Unlike real professional baseball however, the game ends when one team has 10 or more runs than the other team (win by domination, or "mercy" rule). Players can play either exhibition, regular season, all-star, or playoff games. It was one of the first video games to feature individual hitting abilities for each pitcher.

The most valuable (hitting) player in the game is Howard Johnson of the New York Mets. HoJo has the full capability in both running and hitting. He also has the ability to play infield and outfield.

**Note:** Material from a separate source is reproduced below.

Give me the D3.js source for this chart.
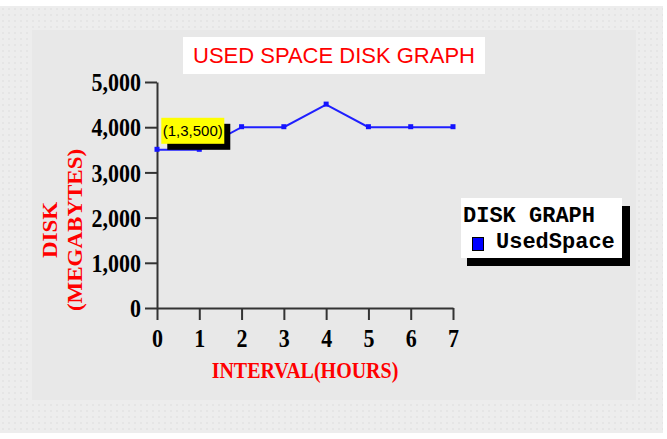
<!DOCTYPE html>
<meta charset="utf-8">
<script src="https://d3js.org/d3.v7.min.js"></script>
<style>
  body { margin: 0; background: #fff; }
</style>
<div id="chart"></div>
<script>

  // data
  var hours = [0, 1, 2, 3, 4, 5, 6, 7];
  var usedSpace = [3500, 3500, 4000, 4000, 4500, 4000, 4000, 4000];
  var yTicks = [0, 1000, 2000, 3000, 4000, 5000];
  var tipIndex = 1;

  // dimensions
  var W = 667, H = 439;
  var margin = {top: 82, left: 157},
      width = 296,
      height = 226;
  var stretch = 1.15;   // serif text in the original is drawn a bit tall

  var svg = d3.select("#chart")
    .append("svg")
      .attr("width", W)
      .attr("height", H);

  // page background, light dotted grey
  var defs = svg.append("defs");
  var dots = defs.append("pattern")
      .attr("id", "dots")
      .attr("width", 6).attr("height", 6)
      .attr("patternUnits", "userSpaceOnUse");
  dots.append("rect").attr("width", 6).attr("height", 6).attr("fill", "#ededed");
  dots.append("rect").attr("x", 2).attr("y", 2).attr("width", 2).attr("height", 2).attr("fill", "#e5e5e5");

  svg.append("rect")
      .attr("x", 0).attr("y", 6)
      .attr("width", W - 4).attr("height", H - 12)
      .attr("fill", "url(#dots)");

  // textured panel behind the chart
  svg.append("rect")
      .attr("x", 32).attr("y", 30)
      .attr("width", 604).attr("height", 370)
      .attr("fill", "#e8e8e8");

  var g = svg.append("g")
      .attr("transform", "translate(" + margin.left + "," + margin.top + ")");

  // scales
  var x = d3.scaleLinear()
    .domain([0, 7])
    .range([0, width]);

  var y = d3.scaleLinear()
    .domain([0, 5000])
    .range([height, 0]);

  // X axis
  var xAxis = g.append("g")
      .attr("transform", "translate(0," + height + ")")
      .call(d3.axisBottom(x).tickValues(hours).tickSize(12).tickSizeOuter(0).tickPadding(9)
        .tickFormat(d3.format("d")));

  // Y axis
  var yAxis = g.append("g")
      .call(d3.axisLeft(y).tickValues(yTicks).tickSize(12).tickSizeOuter(0).tickPadding(4)
        .tickFormat(d3.format(",")));

  [xAxis, yAxis].forEach(function (a) {
    a.selectAll("path, line").attr("stroke", "#333").attr("stroke-width", 2);
    a.selectAll("text")
      .attr("fill", "#000")
      .style("font-family", "'Liberation Serif', serif")
      .style("font-weight", "bold")
      .style("font-size", "22px");
  });
  xAxis.selectAll("text")
      .attr("y", 21 / stretch)
      .attr("transform", "scale(1," + stretch + ")");
  yAxis.selectAll("text")
      .attr("dy", "0.34em")
      .attr("transform", "scale(1," + stretch + ")");

  // line
  var line = d3.line()
    .x(function (d, i) { return x(hours[i]); })
    .y(function (d) { return y(d); });

  g.append("path")
      .datum(usedSpace)
      .attr("fill", "none")
      .attr("stroke", "#1f1fff")
      .attr("stroke-width", 2)
      .attr("d", line);

  g.selectAll(".pt")
      .data(usedSpace)
      .enter()
      .append("rect")
      .attr("class", "pt")
      .attr("x", function (d, i) { return x(hours[i]) - 2.5; })
      .attr("y", function (d) { return y(d) - 3; })
      .attr("width", 5)
      .attr("height", 5)
      .attr("fill", "#1414ff");

  // tooltip on point 1
  var tx = x(hours[tipIndex]), ty = y(usedSpace[tipIndex]);
  g.append("rect")
      .attr("x", tx - 32).attr("y", ty - 26)
      .attr("width", 63).attr("height", 26)
      .attr("fill", "#000");
  g.append("rect")
      .attr("x", tx - 38).attr("y", ty - 32)
      .attr("width", 63).attr("height", 26)
      .attr("fill", "#ffff00");
  g.append("text")
      .attr("x", tx - 6.5).attr("y", ty - 14)
      .attr("text-anchor", "middle")
      .style("font-family", "'Liberation Sans', Arial, sans-serif")
      .style("font-size", "15px")
      .text("(" + hours[tipIndex] + "," + d3.format(",")(usedSpace[tipIndex]) + ")");

  // title
  svg.append("rect")
      .attr("x", 183).attr("y", 37)
      .attr("width", 302).attr("height", 37)
      .attr("fill", "#fff");
  svg.append("text")
      .attr("x", 334).attr("y", 63)
      .attr("text-anchor", "middle")
      .attr("fill", "#ff0000")
      .style("font-family", "'Liberation Sans', Arial, sans-serif")
      .style("font-size", "22px")
      .text("USED SPACE DISK GRAPH");

  // X axis label
  svg.append("text")
      .attr("transform", "translate(305,378) scale(1," + stretch + ")")
      .attr("text-anchor", "middle")
      .attr("fill", "#ff0000")
      .style("font-family", "'Liberation Serif', serif")
      .style("font-weight", "bold")
      .style("font-size", "20px")
      .text("INTERVAL(HOURS)");

  // Y axis label, two lines
  var yl = svg.append("text")
      .attr("transform", "translate(57,230) rotate(-90) scale(" + stretch + ",1)")
      .attr("text-anchor", "middle")
      .attr("fill", "#ff0000")
      .style("font-family", "'Liberation Serif', serif")
      .style("font-weight", "bold")
      .style("font-size", "20px");
  yl.append("tspan").attr("x", 0).attr("y", 0).text("DISK");
  yl.append("tspan").attr("x", 0).attr("y", 25).text("(MEGABYTES)");

  // legend
  svg.append("rect")
      .attr("x", 467).attr("y", 206)
      .attr("width", 163).attr("height", 60)
      .attr("fill", "#000");
  svg.append("rect")
      .attr("x", 461).attr("y", 198)
      .attr("width", 161).attr("height", 60)
      .attr("fill", "#fff");
  svg.append("text")
      .attr("x", 463).attr("y", 222)
      .style("font-family", "'Liberation Mono', monospace")
      .style("font-weight", "bold")
      .style("font-size", "22px")
      .text("DISK GRAPH");
  svg.append("rect")
      .attr("x", 472.5).attr("y", 237.5)
      .attr("width", 11).attr("height", 13)
      .attr("fill", "#0000ff")
      .attr("stroke", "#000");
  svg.append("text")
      .attr("x", 496).attr("y", 248)
      .style("font-family", "'Liberation Mono', monospace")
      .style("font-weight", "bold")
      .style("font-size", "22px")
      .text("UsedSpace");

</script>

It is considered to be one of the best baseball video games. Rant Sports rated it the eleventh best baseball video game in history. Stack rated the game as one of the top 10 video baseball games of all time. Bleacher Report rated Sports Talk Baseball as the twelfth best baseball video game of all time and referred to it as a "gem."

==Features==

- Rosters updated for the 1992 season
- Statistics from the 1991 Major League Baseball season
- All-Star game rosters could be edited, allowing one to create their own team from players from both leagues, including the ability to have multiples of the same player
- Different batting stances
- Submarine-style pitchers

==Other information==

===Live play-by-play commentary===
Sports Talk Baseball featured Sega's sports talk speech synthesis for running commentary of each in-game play. It was their second game to feature this technology (Joe Montana II: Sports Talk Football being the first). In order to produce the running commentary, Sega contracted sports announcer Lon Simmons as well as the vocal reproduction company Electronic Speech Systems to record the unique phrases and play calls for the game. Being that several simple phrases had already been recorded in the previous game, much of Joe Montana II: Sports Talk Football's running commentary was reused for Sports Talk Baseball.

===Japanese version===
Instead of a running commentary, Super League '91 uses a constant soundtrack of Japanese drums during the game and a remix of the umpire voices to a techno tune at the main menu. There is no way to see any advanced statistics other than at the end of the game in the Japanese version (i.e., errors and hits). All the players are shown using hiragana with English letters being used only to show field position and the status of the player.

===Sonic the Hedgehog cameo===
If the ball is hit far enough, a black-and-white picture of Sonic the Hedgehog can be seen on a billboard with his name below it.